Obituary: (The Daily Telegraph, Saturday 18th December 1999)

GEORGE STRONACH, who has died aged 85, won the George Cross as Chief Officer of the SS Ocean Voyager which was bombed while at anchor in the harbour of Tripoli, North Africa, on March 19 1943. Stronach went below through the flames seeking survivors The ship caught fire, her cargo of petrol and ammunition exploded, and in spite of strenuous efforts to fight the fire, the ship had to be abandoned. Her Master was killed by the explosion and Stronach himself was blown 25 feet under one of the lifeboats and knocked unconscious. When he recovered a few minutes later, he saw that ammunition was exploding and tracer bullets were flying in all directions.

Many of the crew got away safely, but 15 were trapped forward. Stronach led them through the exploding ammunition and saw them safely into a boat alongside. He then went to the boat deck, lowered another boat unaided and secured it alongside. By this time the ship was a blazing inferno and although the heat was intense, Stronach made his way towards the officers' cabins to look for survivors. He pulled a fire hose with him which only had a trickle of water coming through it, but he held it over his head and so kept himself sufficiently wet to protect himself from the flames.

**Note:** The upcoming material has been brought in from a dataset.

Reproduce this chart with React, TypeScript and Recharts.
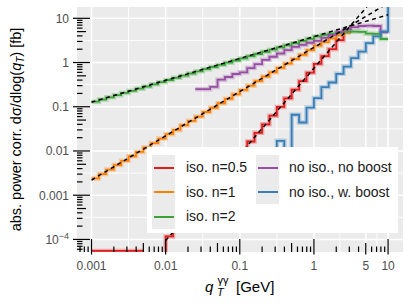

He found the Second Officer badly burned and bleeding in a bathroom. He pulled him clear and dragged him along the deck to the boat he had already lowered. The passageway was now blocked and the bulkheads were red hot, but looking through a crack Stronach saw somebody had become jammed in a porthole while trying to escape. It was the Chief Engineer, whose legs were broken and badly burned. Stronach pulled him clear, tied a rope round him and lowered him into the boat. He then went back amidships again and found the 3rd Radio Officer with one leg broken and other serious injuries. Stronach carried him along the deck, hailed a raft which came alongside and then lowered the injured man into it.

By now No 3 Hold, where 500 tons of 1000 lb bombs were stowed, was burning fiercely, and Stronach decided to abandon ship himself. But just then he saw a greaser lying collapsed from shock in the scuppers. He told the 2nd Engineer to go down the ladder hanging over the ship's side and sit on the bottom step where he would be clear of falling shrapnel. He took off the greaser's boots, put a lifebelt round him and lowered him down on to a raft. Stronach then dived overboard and swam to the raft. Using his hands, he brought it alongside a lighter from which he obtained a piece of wood to paddle the raft back to the ship, where he took off the 2nd Engineer. He, the 2nd Engineer, and the greaser were picked up by a naval launch. They had been on board the blazing ship for an hour and 20 minutes. Ocean Voyager blew up and sank the next day. Stronach was also awarded Lloyd's War Medal for Bravery at Sea.

George Preston Stronach was born on December 4 1914 in the small village of Portgordon on the Moray coast, where his father was the local blacksmith. He went to the local school, which he left at 14 to work as a butcher's apprentice. But his ambition was to go to sea, which he did as a deck boy in 1932, and worked his way up to Able Seaman. He passed the examination for 2nd Mate in 1937, joined the Clan Line and was appointed 4th Officer on the Clan Mactavish. He passed for Mate in March 1940, and applied to join the Glasgow firm of H Hogarth & Sons. He was appointed 2nd Officer of the Baron Stranraer. He gained his Master's Certificate in 1942 and joined the Ocean Voyager as Chief Officer.

George Stronach spent some months recovering from a back injury sustained on board Ocean Voyager. In 1943 he was appointed to the Clyde Pilotage Authority to become a licensed pilot, and in due course was one of the Blue Funnel Line choice pilots on the river.

He became Pilot Master in 1968 and held this post until he retired in 1979. He was elected a member of the Honourable Company of Master Mariners in 1973.

A regular and devout churchgoer, George Stronach was scout master of his church Scout group in Greenock. He was a keen fiddler and dancer, and an expert bee-keeper.

As a GC winner, he was regularly invited to meet the Queen and other members of the Royal Family, and although he was a rather shy man he could hold his own in any company.

He married Marion Macdonald, who predeceased him. They had a daughter, and a son who died last June.